Estamos a viver tempos confusos na nossa vida política em geral e naquilo que tem a ver com os órgãos decisores da frágil democracia em que vivemos: quase do nada um partido subiu de um deputado para sessenta, em seis anos (de 2019 a 2025) e perfila-se na linha de partida – tantos anos depois – um militar da marinha para ocupar a cadeira de Belém. Num país em convulsão temos dois dados – objetivos e racionais – que nos obrigam a parar e a questionar o caminho por onde vamos e, sobretudo, com quem vamos...que é muito mais do que ser levado na onda.
1. Depois de anos e de décadas de alguma rotina entre os campos ideológicos, numa quase alternância entre uns e outros – da esquerda à direita e vice-versa – foi introduzida, a partir de 18 de maio deste ano, uma nova componente ao bipartidarismo, não que seja uma diferença ideológica, mas antes uma outra variante mais radical com sabor a populismo de direita. Um partido unipessoal – é o chefe e pouco mais de valor – surgiu e vingou no quadro eleitoral, tanto dentro como fora do país. Se bem que muitos tentem encontrar as consequências daquela votação, talvez fosse urgente, e porque não mesmo necessário, descobrir as causas desta mudança e de adesão de um terço dos eleitores, cerca de um milhão e meio de votos registados.
2. No campo das eleições presidenciais emergiu uma figura – desfardado, embora com galões por ter sido usufrutuário do regime – que tem tanto de subtil quanto de enigmática: arrastou-se para sair do casulo e foi jogando com as sombras de quem o podia apoiar ou de descontentes com o sistema, à semelhança das simpatias para com o tal partido unipessoal... Um e outro apresentam-se contra o ‘esquema’ (eleitoral, social, político, partidário e quase económico), mesmo que usando as mesmas armas, que tanto combatem e contestam.

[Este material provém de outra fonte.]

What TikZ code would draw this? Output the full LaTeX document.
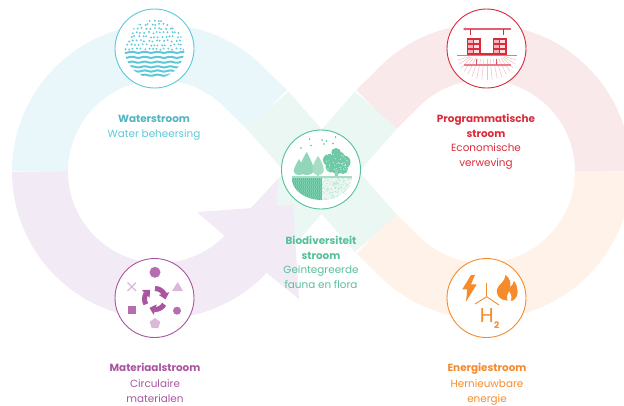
\documentclass[tikz,border=0pt]{standalone}
\usepackage{fontspec}
\setmainfont{Poppins}
\usetikzlibrary{arrows.meta,bending}
\definecolor{waterc}{HTML}{5CC8D8}
\definecolor{waterl}{HTML}{EAF7FA}
\definecolor{progc}{HTML}{D92B3A}
\definecolor{progl}{HTML}{F9E9EB}
\definecolor{energyc}{HTML}{F68B2C}
\definecolor{energyl}{HTML}{FEF2E9}
\definecolor{matc}{HTML}{A9559F}
\definecolor{matm}{HTML}{B56FB0}
\definecolor{matp}{HTML}{D9B8D8}
\definecolor{matl}{HTML}{F2EBF5}
\definecolor{bioc}{HTML}{56C098}
\definecolor{biom}{HTML}{A6DDC4}
\definecolor{biol}{HTML}{EAF7F2}
\tikzset{
  band/.style={line width=56pt},
  iconring/.style={circle, minimum size=79pt, fill=white, line width=0.9pt},
  title/.style={font=\fontsize{10.4}{15}\selectfont\bfseries, align=center, anchor=north},
  sub/.style={font=\fontsize{10.4}{15}\selectfont, align=center, anchor=north},
  recycle/.style={line width=5pt, color=matc, -{Triangle[length=6pt,width=10.5pt,flex=1]}}
}
\begin{document}
\begin{tikzpicture}
[x=1pt, y=1pt, every node/.style={inner sep=0pt}]
\clip (0,0) rectangle (624,-405);
% bands
\draw [band, color=waterl] (40,-171.5) arc (180:42.5:119.5) -- (267.5,-110);
\draw [band, color=progl] (603,-171.5) arc (0:137.5:119.5) -- (376,-110);
\draw [band, color=energyl] (603,-171.5) arc (0:-137.5:119.5) -- (376,-233.5);
\draw [band, color=biol] (267.5,-110) -- (376,-233.5);
\draw [band, color=biol] (376,-110) -- (247.5,-256);
\draw [band, color=matl] (40,-171.5) arc (180:317.5:119.5) -- (247.5,-256);
\fill [color=matl] (197,-212) -- (293,-205) -- (299,-299) -- (268,-274) -- (227,-238) -- cycle;
% rings
\node (water) [iconring, draw=waterc] at (154.5,-48.5) {};
\node (prog) [iconring, draw=progc] at (486.5,-48.5) {};
\node (bio) [iconring, draw=bioc] at (321,-169.5) {};
\node (mat) [iconring, draw=matc] at (154.5,-298) {};
\node (energy) [iconring, draw=energyc] at (486.5,-298) {};
% water
\begin{scope}
\clip (124.5,-50.5) rectangle (184.5,-15);
\clip (154.5,-50.5) ellipse (30 and 31);
\pgfmathsetseed{11}
\foreach \dr in {0,...,7}
  \foreach \dc in {0,...,15}
    \fill [color=waterc] ({125+3.9*\dc+1.9*mod(\dr,2)+1.2*rand},{-49+4.1*\dr+0.8*rand}) circle (1.05);
\end{scope}
\begin{scope}
\clip (154.5,-48.5) circle (30);
\foreach \yy in {-52.3,-57.3,-62.2,-66.8,-71,-75.2}
  \draw [line width=2pt, color=waterc] plot [domain=122:188, samples=50, smooth] (\x,{\yy+0.55*sin(28*\x)});
\end{scope}
% programme
\draw [line width=1.1pt, color=progc!75!white, -{Triangle[length=2.5pt,width=3pt]}] (511,-29) -- (463,-29);
\draw [line width=0.8pt, color=progc] (470.7,-29) -- (470.7,-35);
\draw [line width=0.8pt, color=progc] (503,-29) -- (503,-35);
\foreach \a in {190,200,...,350}
  \draw [line width=0.5pt, color=progc!30!white] ({487+18*cos(\a)},{-56+3*sin(\a)}) -- ({487+30*cos(\a)},{-56+24*sin(\a)});
\draw [line width=1.3pt, color=progc!65!white] (457,-55.3) -- (517,-55.3);
\draw [line width=1.1pt, color=progc!60!white] (464,-65) -- (511,-65);
\draw [line width=0.8pt, color=progc!80!white] (476.7,-59) -- (476.7,-65);
\draw [line width=0.8pt, color=progc!80!white] (496.7,-59) -- (496.7,-65);
\foreach \bx in {466.7,492.7} {
  \fill [color=progc] (\bx,-38) rectangle ++(14.5,-17);
  \foreach \wy in {-39.5,-44.5,-49.5} {
    \fill [color=progc!35!white] (\bx+1,\wy) rectangle ++(5.5,-3);
    \fill [color=progc!15!white] (\bx+7.5,\wy) rectangle ++(5,-3);
  }
}
\draw [line width=1.6pt, color=progc] (481,-54.2) -- (493,-54.2);
% biodiversity
\fill [color=biom!75!bioc] (299,-159) .. controls (296,-164) and (293,-170) .. (294,-172) .. controls (295,-176) and (303,-176) .. (304,-172) .. controls (305,-170) and (302,-164) .. (299,-159) -- cycle;
\fill [color=biom!75!bioc] (306.7,-152) .. controls (303,-158) and (298,-168) .. (300,-172) .. controls (301,-176) and (312,-176) .. (313.5,-172) .. controls (315,-168) and (310,-158) .. (306.7,-152) -- cycle;
\fill [color=biom] (318,-156) .. controls (315,-160) and (311,-168) .. (313,-172) .. controls (314,-176) and (322,-176) .. (323.5,-172) .. controls (325,-168) and (321,-160) .. (318,-156) -- cycle;
\fill [color=biom] (316.5,-172) rectangle (319,-177);
\foreach \cx/\cy/\cr in {337/-160/9,329/-160/6,344/-162/6.5,331/-167/5.5,343/-169/5,337/-168/6,336/-153/5}
  \fill [color=bioc!85!white] (\cx,\cy) circle (\cr);
\pgfmathsetseed{5}
\foreach \n in {1,...,45}
  \fill [color=white] ({337+11*rand},{-161+9*rand}) circle (0.45);
\fill [color=bioc!70!white] (335,-170) rectangle (338,-178);
\fill [color=biom] (291.7,-176) rectangle (351.7,-179);
\begin{scope}
\clip (291.7,-178) -- (351.7,-178) arc (0:-180:30 and 22) -- cycle;
\fill [color=bioc] (291.7,-178) rectangle (321.7,-202);
\fill [color=biol] (321.7,-178) rectangle (351.7,-202);
\foreach \gx in {0,...,14}
  \foreach \gy in {0,...,11}
    \fill [color=white, opacity=0.55] ({292.5+2*\gx+0.5*mod(\gy,2)},{-179+\gy*-2}) circle (0.55);
\foreach \n in {1,...,220}
  \fill [color=bioc!70!white] ({336.7+15*rand},{-190+12*rand}) circle (0.32);
\end{scope}
\foreach \bx/\by in {309.5/-139,301/-148,311/-145.5,324/-144,326.5/-141,333/-143.5,335.5/-137,322/-140}
  \fill [color=bioc] (\bx,\by) circle (0.8);
% materials
\fill [color=matm] (155,-272.3) circle (5.5);
\draw [line width=1.2pt, color=matp] (127.5,-282.5) -- (136,-291);
\draw [line width=1.2pt, color=matp] (136,-282.5) -- (127.5,-291);
\fill [color=matp] (177.7,-282) -- (183,-291) -- (172,-291) -- cycle;
\fill [color=matm] (127.7,-306) rectangle (135.7,-314);
\fill [color=matm] (177,-310.7) circle (4);
\fill [color=matp] (155,-318) -- (160.3,-321.8) -- (158.3,-328) -- (151.7,-328) -- (149.7,-321.8) -- cycle;
\foreach \a in {210,90,-30}
  \draw [recycle] ([shift={(\a:10.5)}]155,-299) arc (\a:\a-92:10.5);
% energy
\fill [color=energyc] (471,-275) -- (462.3,-289.3) -- (467.3,-289.3) -- (466,-301.7) -- (476.7,-284.3) -- (471,-284.3) -- (475,-275) -- cycle;
\draw [line width=0.9pt, color=energyc] (486.7,-296.7) -- (486.7,-283);
\draw [line width=0.9pt, color=energyc] (486.7,-296.7) -- (475,-304);
\draw [line width=0.9pt, color=energyc] (486.7,-296.7) -- (499,-305);
\fill [color=energyc, even odd rule] (507,-300.5) .. controls (500,-300.5) and (495,-295) .. (497.5,-288) .. controls (499,-284) and (505,-282) .. (505.5,-275) .. controls (510,-278) and (511,-283) .. (510,-287) .. controls (512,-286) and (513,-284) .. (514,-281) .. controls (518,-286) and (520,-296) .. (513,-300.5) -- cycle
  (507.5,-300.5) .. controls (506,-296) and (508,-294) .. (509,-291) .. controls (511,-293) and (512,-296) .. (511,-300.5) -- cycle;
\node (htwo) [text=energyc, font=\fontsize{20}{20}\selectfont] at (486.7,-316) {H};
\node (two) [text=energyc, font=\fontsize{9}{10}\selectfont\bfseries] at (496.7,-325) {2};
% labels
\node (watert) [title, text=waterc!90!black] at (154,-115) {Waterstroom};
\node (waters) [sub, text=waterc] at (154,-129.5) {Water beheersing};
\node (progt) [title, text=progc] at (486,-114) {Programmatische\\stroom};
\node (progs) [sub, text=progc] at (486,-143) {Economische\\verweving};
\node (biot) [title, text=bioc] at (321,-235.5) {Biodiversiteit\\stroom};
\node (bios) [sub, text=bioc] at (321,-265.5) {Geïntegreerde\\fauna en flora};
\node (matt) [title, text=matc] at (155,-363) {Materiaalstroom};
\node (mats) [sub, text=matc] at (155,-379) {Circulaire\\materialen};
\node (energyt) [title, text=energyc] at (487,-363) {Energiestroom};
\node (energys) [sub, text=energyc] at (487,-379) {Hernieuwbare\\energie};
\end{tikzpicture}
\end{document}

Do panorama da apresentação da candidatura ficou a pálida ideia de que mudar o regime, embora mais pareça um ‘cavalo de tróia’ mal arreado e com pontas soltas da desejada âncora de amarração... Dado que o aparecimento se deu no dia seguinte ao feriado de maio de 26, notou-se na voz a saudade de outro grande almirante defunto… Vemos emergirem certas figuras de antanho – quais ressabiados de outras ideologias – para acolitarem o almirante!
3. Novamente está a comunicação social (bem como as ‘redes sociais’) a incorrer na mesma mazela que projetou o ‘partido unipessoal’ às glórias da ascensão: falar – mesmo que de forma crítica – é a melhor propaganda, barata, eficiente e assaz indecente. É preciso que aprendam a tratar com implantados nas horas de maior visibilidade: à mais pequena cedilha (esta poderá ser a denominação das excrescências dos pardais) ei-los na crista da notícia, mesmo que fosse para dizerem mal, o que importava era aparecer... O Almirante tem outras referências das ‘suas’ gaivotas agoirentas e usá-las-á para não sair da pantalha... ele ou os seus sequazes. Aprendam e corrijam o tiro sem nexo nem causalidade!
4. Há coisas que exigem explicação: foi porque cumpriu a tarefa – militar e de serviço público – que o almirante tem de ser elevado à cátedra de Belém? Outros que cumpriram a sua missão têm idêntico reconhecimento? Tantos anónimos que deram a vida pelos outros não merecem que o país lhes agradeça? Como entidade do meio castrense não passa de um elo da cadeia, nunca a cúpula sem base...
5. As duas figuras que temos estado a referenciar estão bem um para o outro: um parece ser democrata e outro não disfarça as suas origens (como agora se diz) de autocrata, não fosse ele militar, a ser obedecido quase acriticamente em hierarquia. O país não será um quartel e tão-pouco um submarino em maré de exercício. De forma idêntica não poderemos permitir que façam de nós uma espécie de manipulados por quem fala-sem-pensar e/ou que julga pensar depois de falar. Já é tempo de acordarmos para o mal feito e de nos prevenirmos para o que poderá acontecer se dormirmos embalados pela conversa de que será um ‘presidente diferente’...De quem falava de mais, iremos ter quem fala de menos?